TELUS (TSX: T, T.A) (NYSE: TU) is a leading national telecommunications company in Canada, with $10.4 billion of annual revenue and 12.7 million customer connections including 7.3 million wireless subscribers, 3.6 million wireline network access lines and 1.3 million Internet subscribers and more than 500,000 TELUS TV customers. Led since 2000 by President and CEO, Darren Entwistle, TELUS provides a wide range of communications products and services including wireless, data, Internet protocol (IP), voice, television, entertainment and video.

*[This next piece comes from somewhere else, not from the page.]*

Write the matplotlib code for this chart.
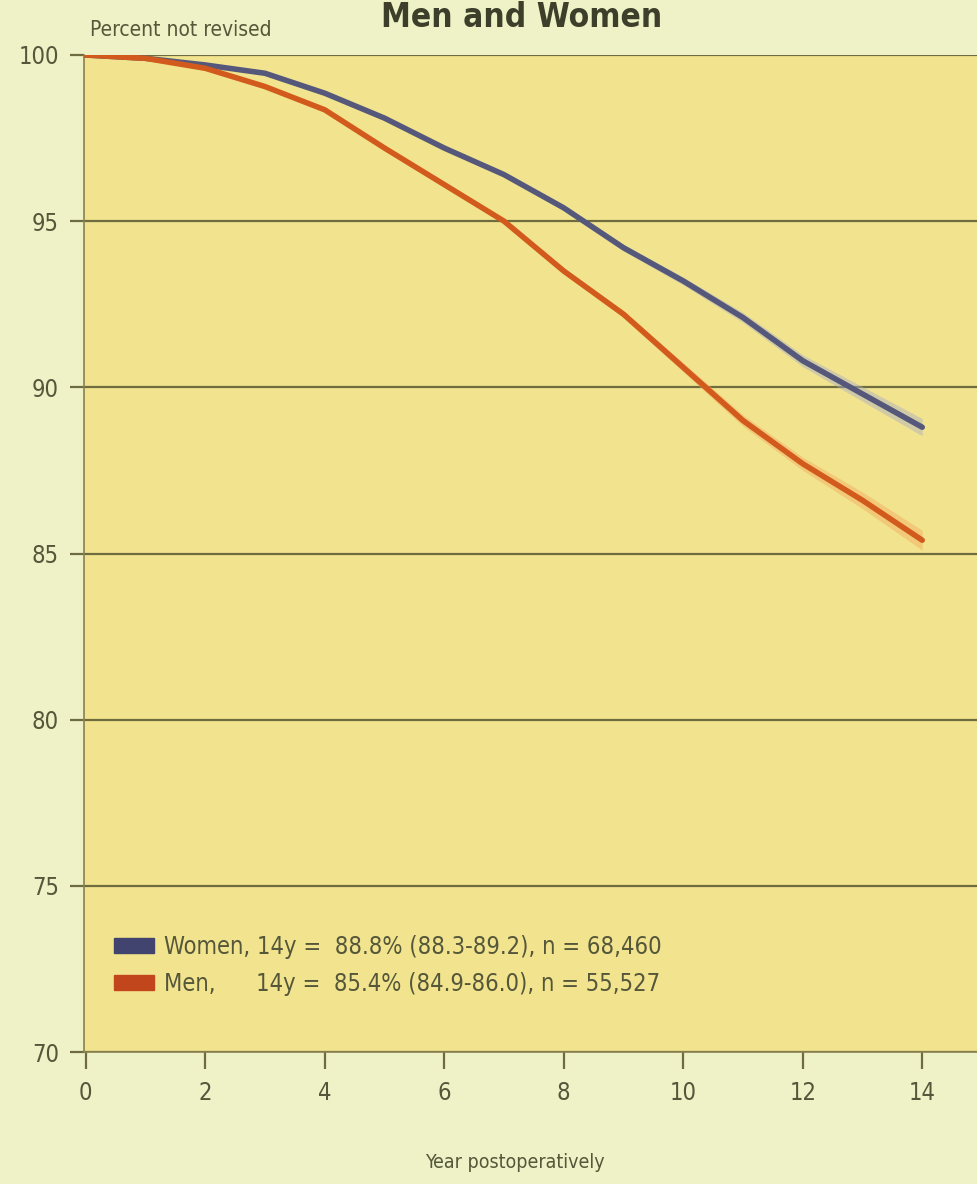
import matplotlib.pyplot as plt
import matplotlib.patches as mpatches
from matplotlib import font_manager

years = [0, 1, 2, 3, 4, 5, 6, 7, 8, 9, 10, 11, 12, 13, 14]
women = [100, 99.9, 99.7, 99.45, 98.85, 98.1, 97.2, 96.4, 95.4, 94.2, 93.2, 92.1, 90.8, 89.8, 88.8]
men = [100, 99.9, 99.6, 99.05, 98.35, 97.2, 96.1, 95.0, 93.5, 92.2, 90.6, 89.0, 87.7, 86.6, 85.4]
# half-width of the faint confidence band around each curve
women_ci = [0, 0, 0.01, 0.02, 0.03, 0.04, 0.05, 0.06, 0.08, 0.1, 0.12, 0.15, 0.18, 0.22, 0.26]
men_ci = [0, 0, 0.01, 0.02, 0.03, 0.04, 0.06, 0.07, 0.09, 0.11, 0.14, 0.17, 0.2, 0.25, 0.3]

y_ticks = [70, 75, 80, 85, 90, 95, 100]
x_ticks = [0, 2, 4, 6, 8, 10, 12, 14]
legend_labels = [
    "Women, 14y =  88.8% (88.3-89.2), n = 68,460",
    "Men,      14y =  85.4% (84.9-86.0), n = 55,527",
]

INK = "#55573a"
BG = "#eef2c6"
PANEL = "#f2e48e"
WOMEN_C = "#55587a"
MEN_C = "#d25a1c"

stretches = {f.stretch for f in font_manager.fontManager.ttflist if f.name == "DejaVu Sans"}
plt.rcParams["font.family"] = ["DejaVu Sans"]
if "condensed" in stretches or 75 in stretches:
    plt.rcParams["font.stretch"] = "condensed"

fig = plt.figure(figsize=(9.77, 11.84), dpi=100, facecolor=BG)
ax = fig.add_axes([84 / 977, 1 - 1052 / 1184, 1 - 84 / 977, (1052 - 55) / 1184])
ax.set_facecolor(PANEL)

lo_w = [v - c for v, c in zip(women, women_ci)]
hi_w = [v + c for v, c in zip(women, women_ci)]
lo_m = [v - c for v, c in zip(men, men_ci)]
hi_m = [v + c for v, c in zip(men, men_ci)]
ax.fill_between(years, lo_w, hi_w, color="#a8acc4", alpha=0.45, lw=0, zorder=2)
ax.fill_between(years, lo_m, hi_m, color="#f2a860", alpha=0.45, lw=0, zorder=2)
ax.plot(years, women, color=WOMEN_C, lw=4, solid_capstyle="round", zorder=3)
ax.plot(years, men, color=MEN_C, lw=4, solid_capstyle="round", zorder=3)

ax.set_xlim(-0.03, (977 - 82) / 60)
ax.set_ylim(70, 100)
ax.set_yticks(y_ticks)
ax.set_xticks(x_ticks)
for y in y_ticks:
    ax.axhline(y, color="#6e6c3e", lw=1.6, zorder=1)

for side in ["top", "right"]:
    ax.spines[side].set_visible(False)
for side in ["left", "bottom"]:
    ax.spines[side].set_color("#8a8050")
    ax.spines[side].set_linewidth(1.2)
ax.tick_params(axis="y", length=10, width=1.6, color="#6e6c3e", labelsize=17,
               labelcolor=INK, pad=8)
ax.tick_params(axis="x", length=12, width=1.6, color="#6e6c3e", labelsize=17,
               labelcolor=INK, pad=9)

handles = [
    mpatches.Patch(color="#40446e", label=legend_labels[0]),
    mpatches.Patch(color="#c2461c", label=legend_labels[1]),
]
leg = ax.legend(handles=handles, loc="lower left", bbox_to_anchor=(0.01, 0.035),
                frameon=False, fontsize=17, handlelength=1.7, handleheight=0.55,
                handletextpad=0.4, labelspacing=0.55)
for t in leg.get_texts():
    t.set_color(INK)

fig.text(90 / 977, 1 - 36 / 1184, "Percent not revised", fontsize=15, color=INK,
         ha="left", va="baseline")
fig.text(522 / 977, 1 - 27 / 1184, "Men and Women", fontsize=24, fontweight="bold",
         color="#3e3f2a", ha="center", va="baseline")
fig.text(515 / 977, 1 - 1168 / 1184, "Year postoperatively", fontsize=14, color=INK,
         ha="center", va="baseline")

fig.savefig("out.png", dpi=100, facecolor=BG)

In support of our philosophy to give where we live, TELUS, our team members and retirees have contributed more than $250 million to charitable and not-for-profit organizations and volunteered 4.2 million hours of service to local communities since 2000. Eleven TELUS Community Boards across Canada lead TELUS' local philanthropic initiatives. TELUS was honoured to be named the most outstanding philanthropic corporation globally for 2010 by the Association of Fundraising Professionals, becoming the first Canadian company to receive this prestigious international recognition.